**TASK TO CARRY OUT:** Where the data below has the string "that", return the whole line.

**TASK DATA:**
• • • •
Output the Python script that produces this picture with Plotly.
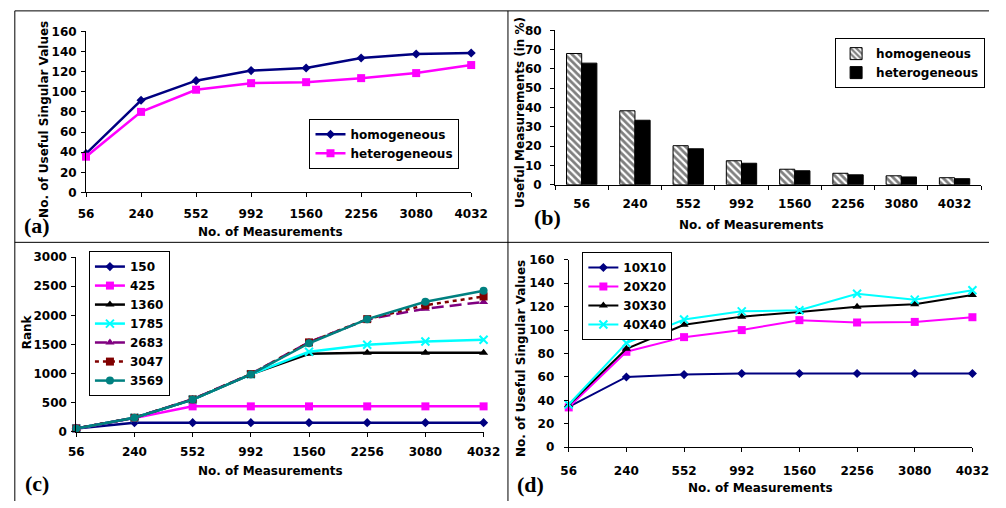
• • • •
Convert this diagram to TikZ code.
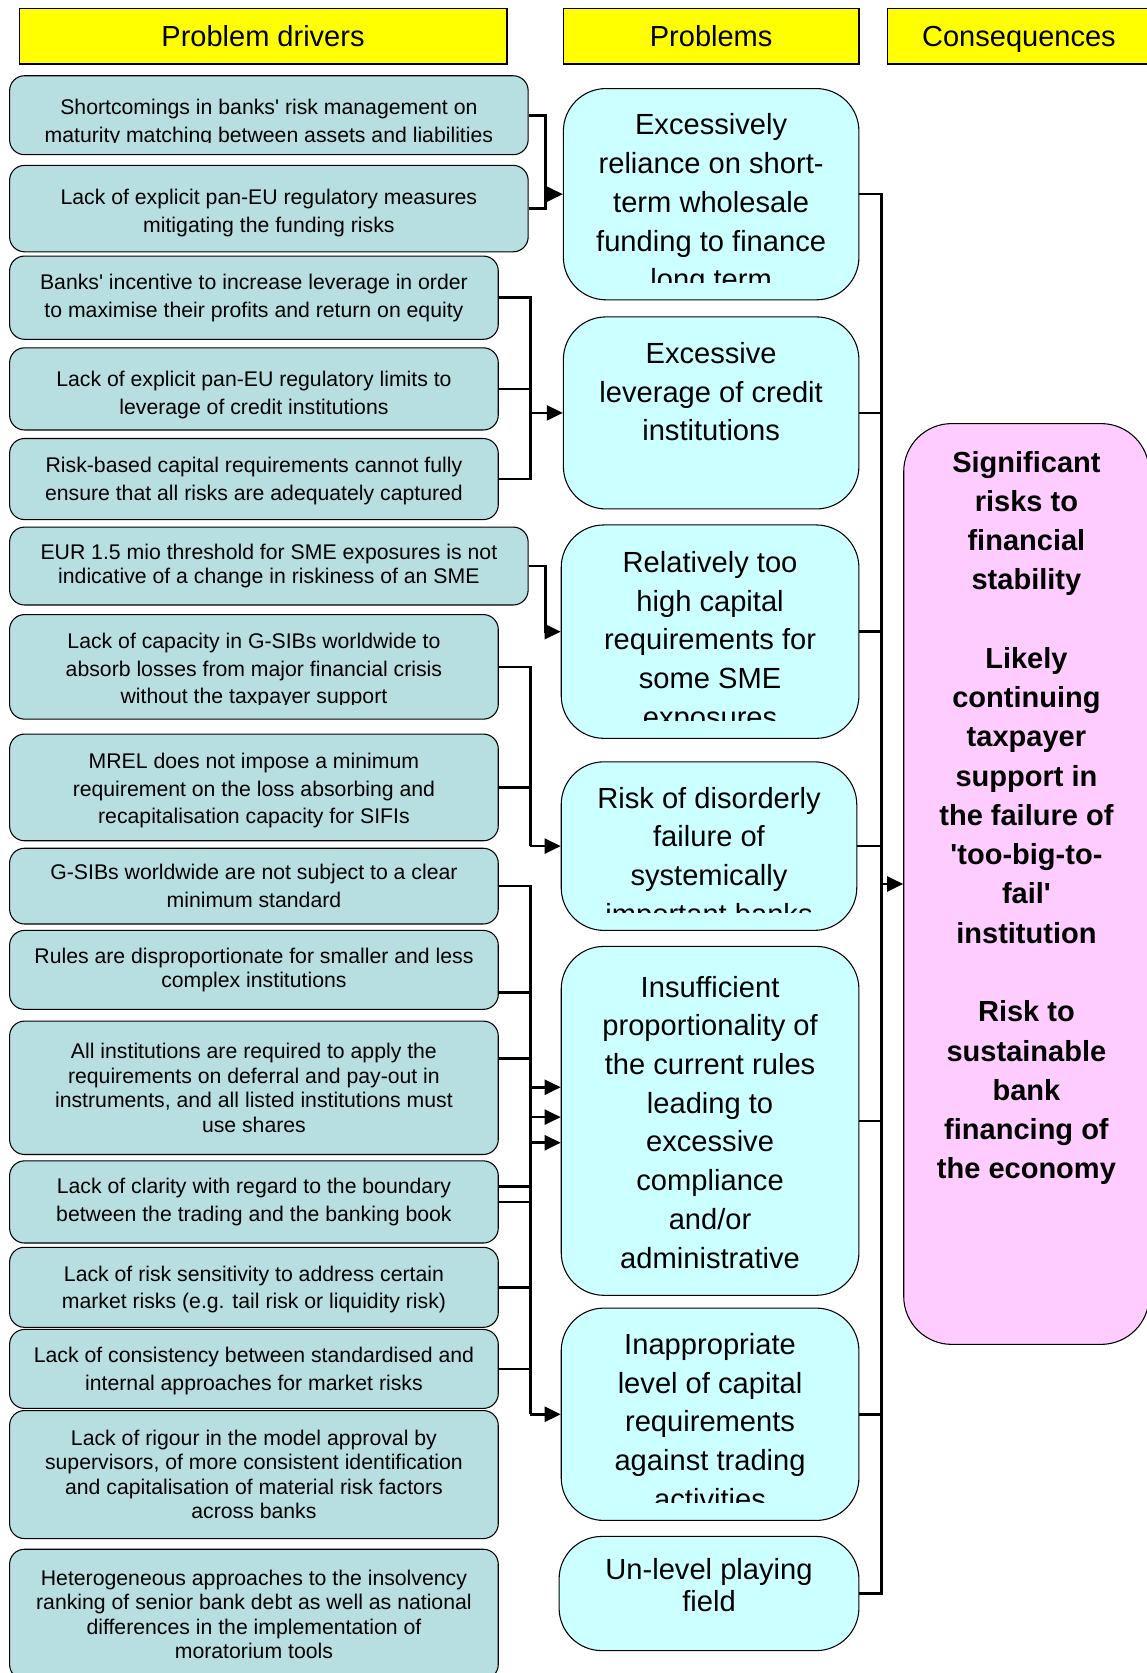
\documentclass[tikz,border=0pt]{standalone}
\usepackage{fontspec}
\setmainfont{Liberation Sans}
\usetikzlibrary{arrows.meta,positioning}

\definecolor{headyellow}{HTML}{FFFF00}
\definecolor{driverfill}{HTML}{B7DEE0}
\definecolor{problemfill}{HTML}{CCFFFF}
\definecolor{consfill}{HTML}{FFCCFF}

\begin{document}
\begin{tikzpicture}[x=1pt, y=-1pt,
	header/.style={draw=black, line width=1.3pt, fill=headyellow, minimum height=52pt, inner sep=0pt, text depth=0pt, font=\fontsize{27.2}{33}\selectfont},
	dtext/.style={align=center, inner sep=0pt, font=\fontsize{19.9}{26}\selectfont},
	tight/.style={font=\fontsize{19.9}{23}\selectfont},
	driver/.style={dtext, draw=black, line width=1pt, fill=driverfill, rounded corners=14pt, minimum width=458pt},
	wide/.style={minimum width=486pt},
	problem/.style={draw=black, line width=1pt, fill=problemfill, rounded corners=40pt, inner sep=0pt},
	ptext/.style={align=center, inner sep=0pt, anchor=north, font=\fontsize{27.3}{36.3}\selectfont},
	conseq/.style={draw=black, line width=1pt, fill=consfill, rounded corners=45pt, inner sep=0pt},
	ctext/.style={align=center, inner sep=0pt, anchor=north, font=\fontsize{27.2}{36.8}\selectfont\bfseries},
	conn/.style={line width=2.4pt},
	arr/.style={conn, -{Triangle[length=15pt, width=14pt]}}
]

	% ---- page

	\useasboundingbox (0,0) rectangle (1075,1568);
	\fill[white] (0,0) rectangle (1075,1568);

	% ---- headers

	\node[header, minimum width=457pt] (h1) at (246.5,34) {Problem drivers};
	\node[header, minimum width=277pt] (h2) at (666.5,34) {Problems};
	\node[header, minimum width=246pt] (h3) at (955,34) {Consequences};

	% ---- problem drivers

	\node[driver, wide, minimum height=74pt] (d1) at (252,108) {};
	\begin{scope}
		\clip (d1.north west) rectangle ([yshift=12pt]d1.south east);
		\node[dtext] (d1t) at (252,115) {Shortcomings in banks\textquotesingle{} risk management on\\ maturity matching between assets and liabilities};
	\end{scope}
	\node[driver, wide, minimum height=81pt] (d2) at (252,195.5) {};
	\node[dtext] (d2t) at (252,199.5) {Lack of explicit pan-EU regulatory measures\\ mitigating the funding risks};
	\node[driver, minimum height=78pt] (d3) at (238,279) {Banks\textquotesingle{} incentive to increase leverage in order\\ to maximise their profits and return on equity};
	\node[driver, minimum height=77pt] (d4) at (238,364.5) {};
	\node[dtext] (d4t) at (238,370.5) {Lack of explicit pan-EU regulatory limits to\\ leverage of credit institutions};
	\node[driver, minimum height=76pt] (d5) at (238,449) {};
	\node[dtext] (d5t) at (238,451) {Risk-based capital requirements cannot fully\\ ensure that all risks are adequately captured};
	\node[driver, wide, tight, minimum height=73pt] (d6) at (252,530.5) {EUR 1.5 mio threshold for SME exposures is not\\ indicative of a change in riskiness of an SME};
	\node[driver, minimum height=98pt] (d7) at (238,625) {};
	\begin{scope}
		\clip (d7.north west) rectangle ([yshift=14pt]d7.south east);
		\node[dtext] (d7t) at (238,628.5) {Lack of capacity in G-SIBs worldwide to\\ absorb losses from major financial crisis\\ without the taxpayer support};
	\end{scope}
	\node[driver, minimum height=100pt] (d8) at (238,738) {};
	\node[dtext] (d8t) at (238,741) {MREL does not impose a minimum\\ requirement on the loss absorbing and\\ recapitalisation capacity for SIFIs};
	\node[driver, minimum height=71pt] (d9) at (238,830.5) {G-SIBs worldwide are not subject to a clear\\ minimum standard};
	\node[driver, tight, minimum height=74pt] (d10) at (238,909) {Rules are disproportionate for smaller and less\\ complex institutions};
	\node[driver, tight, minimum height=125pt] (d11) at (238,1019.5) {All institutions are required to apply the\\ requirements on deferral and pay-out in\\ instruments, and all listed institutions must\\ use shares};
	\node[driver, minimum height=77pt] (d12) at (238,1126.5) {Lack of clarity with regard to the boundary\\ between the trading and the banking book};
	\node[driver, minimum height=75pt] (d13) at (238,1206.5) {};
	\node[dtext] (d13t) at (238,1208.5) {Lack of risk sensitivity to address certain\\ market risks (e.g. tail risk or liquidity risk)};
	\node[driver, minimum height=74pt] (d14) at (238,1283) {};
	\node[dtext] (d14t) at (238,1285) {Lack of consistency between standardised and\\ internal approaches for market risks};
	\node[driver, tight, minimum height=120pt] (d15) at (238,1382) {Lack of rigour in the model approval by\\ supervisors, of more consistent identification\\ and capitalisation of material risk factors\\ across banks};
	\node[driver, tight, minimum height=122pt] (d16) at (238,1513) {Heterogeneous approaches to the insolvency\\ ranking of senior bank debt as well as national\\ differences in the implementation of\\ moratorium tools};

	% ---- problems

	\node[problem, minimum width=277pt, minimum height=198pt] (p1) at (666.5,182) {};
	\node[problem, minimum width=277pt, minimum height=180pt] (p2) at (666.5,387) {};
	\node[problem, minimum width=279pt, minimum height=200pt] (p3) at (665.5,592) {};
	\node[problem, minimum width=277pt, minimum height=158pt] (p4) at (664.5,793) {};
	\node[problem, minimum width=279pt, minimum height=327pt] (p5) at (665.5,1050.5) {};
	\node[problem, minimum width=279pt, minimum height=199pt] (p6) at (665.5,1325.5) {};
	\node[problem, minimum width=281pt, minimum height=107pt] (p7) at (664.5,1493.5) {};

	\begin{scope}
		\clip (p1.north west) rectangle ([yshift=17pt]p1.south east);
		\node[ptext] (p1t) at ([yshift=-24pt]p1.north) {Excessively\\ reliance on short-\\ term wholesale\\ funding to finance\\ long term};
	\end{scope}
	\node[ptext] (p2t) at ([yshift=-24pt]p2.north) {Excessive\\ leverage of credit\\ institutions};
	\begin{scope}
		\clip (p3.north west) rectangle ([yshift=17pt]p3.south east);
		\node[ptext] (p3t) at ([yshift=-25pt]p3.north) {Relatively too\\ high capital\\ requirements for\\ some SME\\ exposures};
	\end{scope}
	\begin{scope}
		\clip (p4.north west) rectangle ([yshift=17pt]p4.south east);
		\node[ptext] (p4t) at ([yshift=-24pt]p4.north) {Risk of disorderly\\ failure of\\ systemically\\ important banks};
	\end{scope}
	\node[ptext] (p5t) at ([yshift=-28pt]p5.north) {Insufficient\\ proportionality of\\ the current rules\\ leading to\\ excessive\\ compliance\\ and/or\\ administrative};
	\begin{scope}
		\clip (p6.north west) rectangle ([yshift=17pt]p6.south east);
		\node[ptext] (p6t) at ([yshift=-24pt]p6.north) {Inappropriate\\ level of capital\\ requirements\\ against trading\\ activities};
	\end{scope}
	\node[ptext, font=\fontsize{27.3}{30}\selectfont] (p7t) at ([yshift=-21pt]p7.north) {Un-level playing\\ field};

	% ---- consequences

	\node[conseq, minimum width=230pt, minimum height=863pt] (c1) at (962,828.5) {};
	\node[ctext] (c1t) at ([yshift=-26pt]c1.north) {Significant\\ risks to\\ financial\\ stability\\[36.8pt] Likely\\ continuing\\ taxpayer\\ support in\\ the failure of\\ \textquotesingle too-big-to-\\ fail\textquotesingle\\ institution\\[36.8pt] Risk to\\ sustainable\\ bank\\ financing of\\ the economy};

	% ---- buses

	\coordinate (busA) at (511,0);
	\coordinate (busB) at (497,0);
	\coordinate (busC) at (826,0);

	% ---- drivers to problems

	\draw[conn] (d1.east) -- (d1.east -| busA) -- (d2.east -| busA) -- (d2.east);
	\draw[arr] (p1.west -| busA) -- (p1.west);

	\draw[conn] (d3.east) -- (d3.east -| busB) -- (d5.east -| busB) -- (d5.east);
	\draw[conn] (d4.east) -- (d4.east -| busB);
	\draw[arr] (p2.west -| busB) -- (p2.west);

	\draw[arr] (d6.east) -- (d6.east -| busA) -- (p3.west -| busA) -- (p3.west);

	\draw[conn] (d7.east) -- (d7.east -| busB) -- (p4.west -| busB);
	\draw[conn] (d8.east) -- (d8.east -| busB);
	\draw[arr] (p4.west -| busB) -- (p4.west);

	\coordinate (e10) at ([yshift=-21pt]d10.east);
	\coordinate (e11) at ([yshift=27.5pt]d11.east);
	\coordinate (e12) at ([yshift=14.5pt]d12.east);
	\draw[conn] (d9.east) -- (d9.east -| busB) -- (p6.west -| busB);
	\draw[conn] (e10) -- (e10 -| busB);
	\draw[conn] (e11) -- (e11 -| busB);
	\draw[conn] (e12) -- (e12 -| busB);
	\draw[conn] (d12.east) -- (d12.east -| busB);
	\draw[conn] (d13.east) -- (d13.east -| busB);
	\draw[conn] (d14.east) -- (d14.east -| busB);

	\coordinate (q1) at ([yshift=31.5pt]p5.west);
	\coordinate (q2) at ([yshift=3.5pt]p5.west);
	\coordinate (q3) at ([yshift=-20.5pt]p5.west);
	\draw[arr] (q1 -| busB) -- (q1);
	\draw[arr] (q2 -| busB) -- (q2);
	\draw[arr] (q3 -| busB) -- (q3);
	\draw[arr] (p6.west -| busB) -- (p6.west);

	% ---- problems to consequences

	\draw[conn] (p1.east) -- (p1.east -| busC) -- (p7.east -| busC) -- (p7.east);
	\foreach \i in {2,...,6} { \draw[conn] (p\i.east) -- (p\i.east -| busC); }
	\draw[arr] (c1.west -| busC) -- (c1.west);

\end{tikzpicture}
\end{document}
• • • •
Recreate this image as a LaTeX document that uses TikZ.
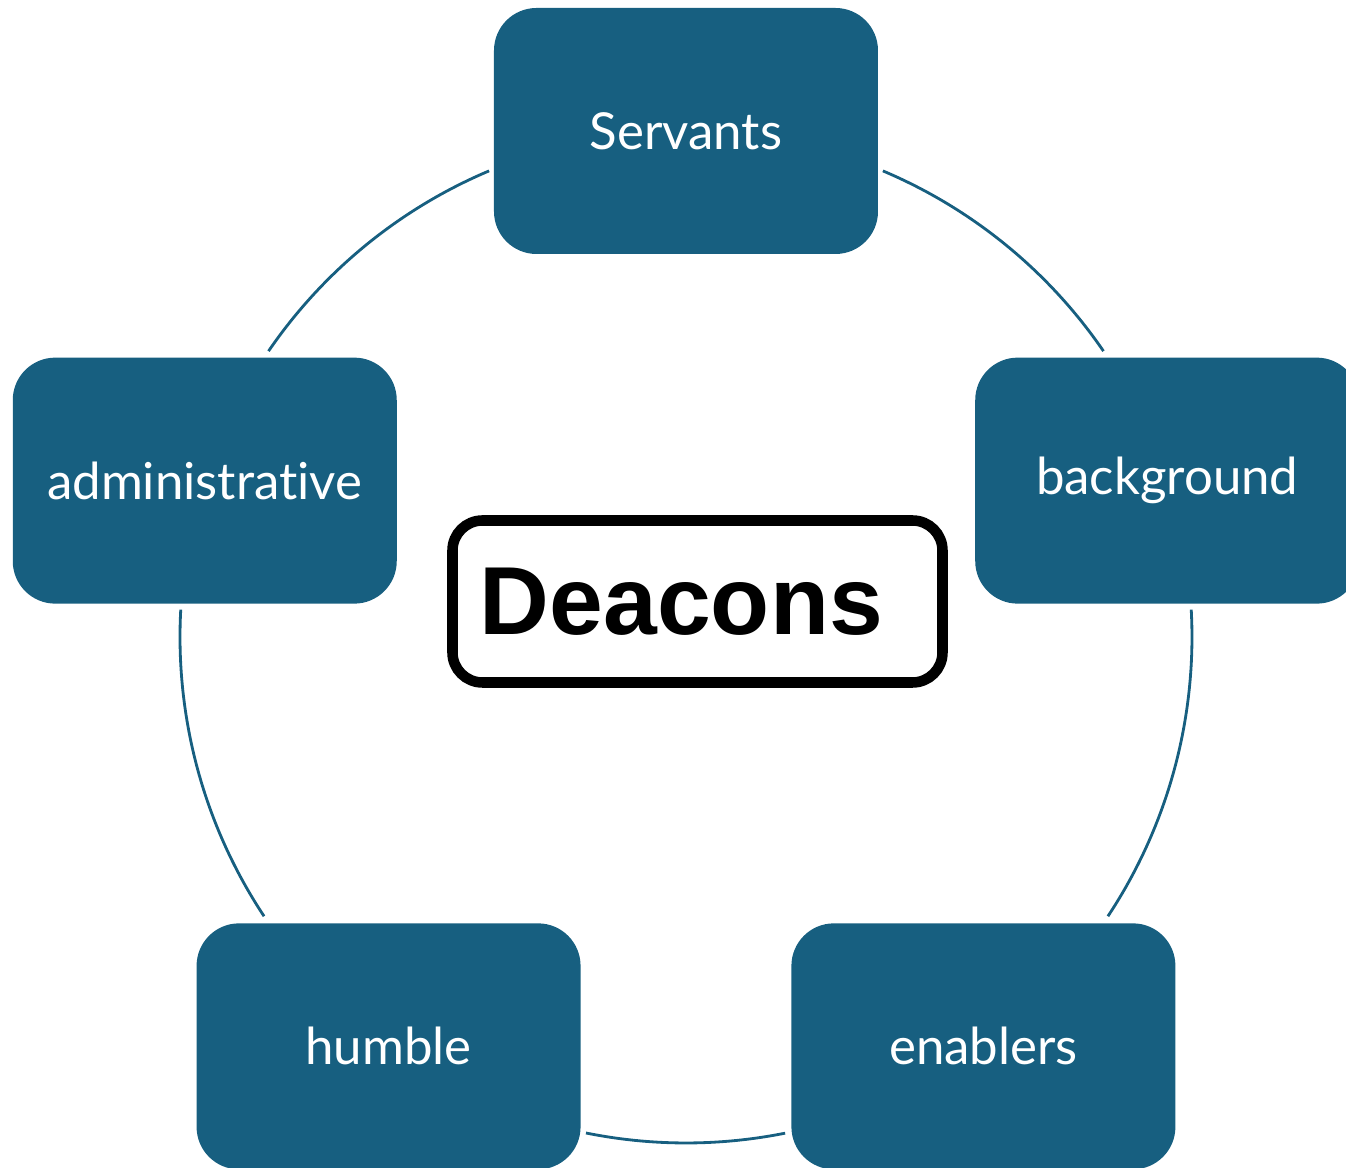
• • • •
**TASK SOLUTION:**
Output the Python script that produces this picture with Plotly.
	\node[dtext] (d5t) at (238,451) {Risk-based capital requirements cannot fully\\ ensure that all risks are adequately captured};
Recreate this image as a LaTeX document that uses TikZ.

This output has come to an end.